History Lesson
In documenting Australian executive culture, Professor Leonie Still has captured our corporate elders' achievements and values as a benchmark for future generations.
If the best intentions of historical recording are to objectively document human actions and beliefs, Professor Leonie Still's generational study of Australian male and female executives will be appreciated by social researchers in the future.
Corporate Elders, a book described by Still, former Director of The Centre for Women and Business in the Graduate School of Management, University of Western Australia, as a "sociological or anthropological study with a management focus", is a rare look at the lives of 50 managerial and professional men in their 50s.
But it was only part of the way through a larger generational study of men and women aged between 30-59 that the "elders" group was deemed interesting enough to write up independently.
"I wrote up Corporate Elders separately because they were such a good sample," she says. "[And] it occurred to me that they formed a benchmark to be evaluated against. The results portrayed what the Australian executive culture and expectations of managers have been."
Capturing achievements
Commencing their careers during the era of the "organisation man", these 50-something executives are now leaving the workforce at a time when the traditional career no longer holds the same attraction as it once did.
"My objective was to capture the elders' achievements and history in a holistic way for future generations because they are now rapidly fading from the Australian workforce through retirements, redundancies and retrenchments," says Still.
Still believes that in the practices of business and management, these "corporate elders" hold a core of beliefs and values that focus on the importance of honesty and integrity. So too, they have largely been successful, and many of them participated in, and oversaw, some of the biggest changes in the Australian workforce.
The elders interviewed for the book are an eclectic mix of people, covering a wide range of backgrounds. At the time, they had an average age of 54, all were married with one separated, some 70 per cent had tertiary qualifications including MBAs and Ph.Ds, half were either chief executive officers, managing directors or chairmen, half worked for large organisations, while the remainder were in professional firms or their own business. Some two-thirds held board appointments, 90 per cent were in full-time employment, while the rest were in "bridge employment" - involved in equity investments, board appointments and other such activities.
Lessons learned
Still says that a number of lessons can be learned by both aspiring and practising managers from the collective narratives of the elders. In covering career and management experiences, aspects such as health, financial security, private and social life, outside interests, signs of ageing, and how satisfied they were with their attainments in life, their stories reveal details of the executive life as it was practised in Australia.

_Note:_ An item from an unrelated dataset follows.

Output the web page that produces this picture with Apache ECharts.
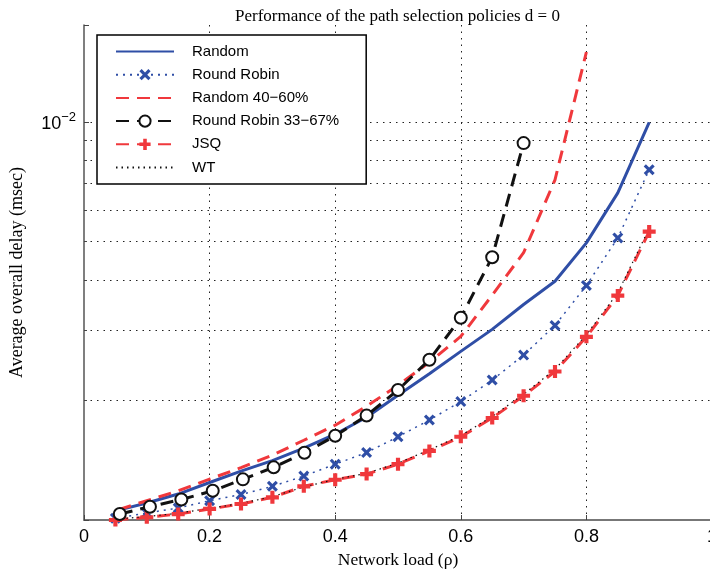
<!DOCTYPE html>
<html>
<head>
<meta charset="utf-8">
<script src="https://cdn.jsdelivr.net/npm/echarts@6/dist/echarts.min.js"></script>
<style>
  html, body { margin: 0; padding: 0; background: #fff; }
  #chart { width: 710px; height: 577px; }
</style>
</head>
<body>
<div id="chart"></div>
<script>
// network load values (x) per series
var loadX       = [0.05, 0.1, 0.15, 0.2, 0.25, 0.3, 0.35, 0.4, 0.45, 0.5, 0.55, 0.6, 0.65, 0.7, 0.75, 0.8, 0.85, 0.9];
var randomX     = [0.055, 0.1, 0.15, 0.2, 0.25, 0.3, 0.35, 0.4, 0.45, 0.5, 0.55, 0.6, 0.65, 0.7, 0.75, 0.8, 0.85, 0.9];
var random4060X = [0.055, 0.1, 0.15, 0.2, 0.25, 0.3, 0.35, 0.4, 0.45, 0.5, 0.55, 0.6, 0.65, 0.7, 0.75, 0.8];
var rr3367X     = [0.057, 0.105, 0.155, 0.205, 0.253, 0.302, 0.351, 0.4, 0.45, 0.5, 0.55, 0.6, 0.65, 0.7];

// average overall delay (msec)
var randomY     = [0.001059, 0.001103, 0.001162, 0.001242, 0.001327, 0.00141, 0.001515, 0.001642, 0.001811, 0.002057, 0.002329, 0.002651, 0.003011, 0.003477, 0.003977, 0.004966, 0.00663, 0.00996];
var roundRobinY = [0.00101, 0.001041, 0.001072, 0.001118, 0.001159, 0.001215, 0.001289, 0.001381, 0.001477, 0.001618, 0.001783, 0.001983, 0.002246, 0.002595, 0.00308, 0.00388, 0.00511, 0.00758];
var random4060Y = [0.001062, 0.001118, 0.001184, 0.001267, 0.001354, 0.001455, 0.001586, 0.00173, 0.00193, 0.002179, 0.002489, 0.00289, 0.00367, 0.00469, 0.00715, 0.01497];
var rr3367Y     = [0.001035, 0.00108, 0.001126, 0.001184, 0.001265, 0.001356, 0.001475, 0.001627, 0.001829, 0.00212, 0.002525, 0.003221, 0.00457, 0.00884];
var jsqY        = [0.001, 0.001016, 0.001035, 0.001066, 0.001097, 0.00114, 0.001215, 0.001262, 0.001304, 0.001381, 0.001491, 0.001618, 0.001804, 0.002051, 0.00236, 0.002884, 0.00366, 0.0053];
var wtY         = [0.001005, 0.00102, 0.00104, 0.00107, 0.0011, 0.001145, 0.00121, 0.001265, 0.00131, 0.00139, 0.0015, 0.00163, 0.00182, 0.00207, 0.00239, 0.00292, 0.00372, 0.0054];

var seriesNames = ['Random', 'Round Robin', 'Random 40\u221260%', 'Round Robin 33\u221267%', 'JSQ', 'WT'];

var blue = '#2f4ea6';
var red = '#f0383c';
var xMark = 'path://M2,0 L5,3 L8,0 L10,2 L7,5 L10,8 L8,10 L5,7 L2,10 L0,8 L3,5 L0,2 Z';
var plusMark = 'path://M3.4,0 H6.6 V3.4 H10 V6.6 H6.6 V10 H3.4 V6.6 H0 V3.4 H3.4 Z';

function pairs(xs, ys) {
  var out = [];
  for (var i = 0; i < xs.length; i++) out.push([xs[i], ys[i]]);
  return out;
}

var gridDots = { color: '#222', width: 1, type: [1.5, 5] };
var serif = 'Liberation Serif';
var sans = 'Liberation Sans';
var noMarker = { opacity: 0 };

var myChart = echarts.init(document.getElementById('chart'));
var option = {
  backgroundColor: '#fff',
  animation: false,
  title: {
    text: 'Performance of the path selection policies d = 0',
    left: 230,
    top: 3,
    textStyle: { fontFamily: serif, fontSize: 17, fontWeight: 'normal', color: '#000' }
  },
  grid: { left: 84, right: -2, top: 25, bottom: 57, outerBoundsMode: 'none', containLabel: false },
  legend: {
    data: [
      { name: seriesNames[0], itemStyle: noMarker },
      { name: seriesNames[1] },
      { name: seriesNames[2], itemStyle: noMarker },
      { name: seriesNames[3], itemStyle: { color: '#111' } },
      { name: seriesNames[4] },
      { name: seriesNames[5], itemStyle: noMarker }
    ],
    orient: 'vertical',
    left: 97,
    top: 35,
    backgroundColor: '#fff',
    borderColor: '#000',
    borderWidth: 1.5,
    borderRadius: 0,
    padding: [9, 27, 9, 18],
    itemWidth: 58,
    itemHeight: 14,
    itemGap: 8.2,
    textStyle: { fontFamily: sans, fontSize: 15, color: '#000', padding: [0, 0, 0, 13], lineHeight: 15 }
  },
  xAxis: {
    type: 'value',
    min: 0,
    max: 1,
    interval: 0.2,
    name: 'Network load (\u03c1)',
    nameLocation: 'middle',
    nameGap: 31,
    nameTextStyle: { fontFamily: serif, fontSize: 17.5, color: '#000' },
    axisLine: { onZero: false, lineStyle: { color: '#777', width: 2 } },
    axisTick: { inside: true, length: 5, lineStyle: { color: '#444' } },
    axisLabel: {
      fontFamily: sans, fontSize: 18, color: '#000', margin: 8,
      showMinLabel: true, showMaxLabel: true,
      formatter: function (v) { return (v === 0 || v === 1) ? String(v) : v.toFixed(1); }
    },
    splitLine: { show: true, showMinLine: false, showMaxLine: false, lineStyle: gridDots }
  },
  yAxis: {
    type: 'log',
    logBase: 10,
    min: 0.001,
    max: 0.0175,
    name: 'Average overall delay (msec)',
    nameLocation: 'middle',
    nameGap: 58,
    nameTextStyle: { fontFamily: serif, fontSize: 18, color: '#000' },
    axisLine: { onZero: false, lineStyle: { color: '#555', width: 1.5 } },
    axisTick: { inside: true, length: 5, lineStyle: { color: '#444' } },
    minorTick: { show: true, splitNumber: 9, length: 3, lineStyle: { color: '#444' } },
    minorSplitLine: { show: true, lineStyle: gridDots },
    splitLine: { show: true, showMinLine: false, showMaxLine: false, lineStyle: gridDots },
    axisLabel: {
      margin: 8,
      formatter: function (v) {
        return Math.abs(v - 0.01) < 1e-9 ? '{b|10}{s|\u22122}' : '';
      },
      rich: {
        b: { fontFamily: sans, fontSize: 18, color: '#000', lineHeight: 22, verticalAlign: 'bottom' },
        s: { fontFamily: sans, fontSize: 13, color: '#000', verticalAlign: 'top', lineHeight: 22 }
      }
    }
  },
  series: [
    {
      name: seriesNames[0], type: 'line', data: pairs(randomX, randomY),
      symbol: 'none', clip: false,
      lineStyle: { color: blue, width: 3 }, itemStyle: { color: blue }, z: 3
    },
    {
      name: seriesNames[1], type: 'line', data: pairs(loadX, roundRobinY),
      symbol: xMark, symbolSize: 11, clip: false,
      lineStyle: { color: blue, width: 1.5, type: [2, 5] }, itemStyle: { color: blue, borderWidth: 0 }, z: 4
    },
    {
      name: seriesNames[2], type: 'line', data: pairs(random4060X, random4060Y),
      symbol: 'none', clip: false,
      lineStyle: { color: red, width: 3, type: [13, 8] }, itemStyle: { color: red }, z: 3
    },
    {
      name: seriesNames[3], type: 'line', data: pairs(rr3367X, rr3367Y),
      symbol: 'emptyCircle', symbolSize: 12, clip: false,
      lineStyle: { color: '#111', width: 3, type: [13, 8] }, itemStyle: { color: '#111', borderWidth: 2.5 }, z: 5
    },
    {
      name: seriesNames[4], type: 'line', data: pairs(loadX, jsqY),
      symbol: plusMark, symbolSize: 13, clip: false,
      lineStyle: { color: red, width: 3, type: [13, 8] }, itemStyle: { color: red, borderWidth: 0 }, z: 4
    },
    {
      name: seriesNames[5], type: 'line', data: pairs(loadX, wtY),
      symbol: 'none', clip: false,
      lineStyle: { color: '#111', width: 1.2, type: [1.5, 4] }, itemStyle: { color: '#111' }, z: 4
    }
  ]
};
myChart.setOption(option);
</script>
</body>
</html>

"By using the results from Corporate Elders as an evaluation point, one can look at whether there have been changes in organisations, and in the way work is practised within organisations, both in a managerial sense and professional sense: and there have been changes," she says. "The expectations of the workforce today for employers is different, as is the expectations of employees. Corporate Elders gives us a starting point to track that generational change."
As an example, the study shows that employers have to take into account the fact that they've got all these different generations in the workplace; you can't treat employees all as one. "The 30s age group are different to what they might have been 20 years ago," says Still. "They haven't settled down as much. I'm a member of that 'organisation man' group, and people were encouraged to really settle down, get married, raise a family and put your elbow to the grind. Now what you find is the young men in their 30s are off overseas or interrupting their careers doing all sorts of things: they haven't settled down like they did originally.
"We were all treated homogeneously before, and we all conformed. Well, the different generations don't conform in the same way now. And so employers are going to have to be more flexible: apart from work choices, they're going to have to provide more part-time work and all those things that people are demanding, because there's less commitment all around on the part of both employees and employers."
For the reader, the study provides a comprehensive view of a defined set of managers, dealing with the elders' professional and personal lives, career experiences and developments, and reflections on the managerial process. We hear from their heroes, patrons and mentors, and of their families, social lives and recreational interests.
Further, Still recognises the importance of personal defining moments, "[the ones that] shape people, both historically and socially", and the way that in comparing the age cohorts you can see how the attitudes change as a result of those defining moments."
Adapt and change
Significantly, in finding that the different generations don't conform now to the way they were taught and encouraged before, Corporate Elders reveals that the whole social fabric of work has altered and that people really are approaching their lives differently. (Moreover, Still also notes that the social change for women is greater than for the men: but that's for another book.)
"Not all the elders were as successful as each other," says Still. "In fact, some had a 'fall from grace' either through retrenchment or redundancy. The important lesson I found was that to survive and thrive, it was essential for the individual to adapt and change."
Perhaps too, the stories and experiences of these management men can give hope to many practising executives because, as well as sharing some of the secrets of success, they can be an inspiration to those looking for "wise words" of counsel.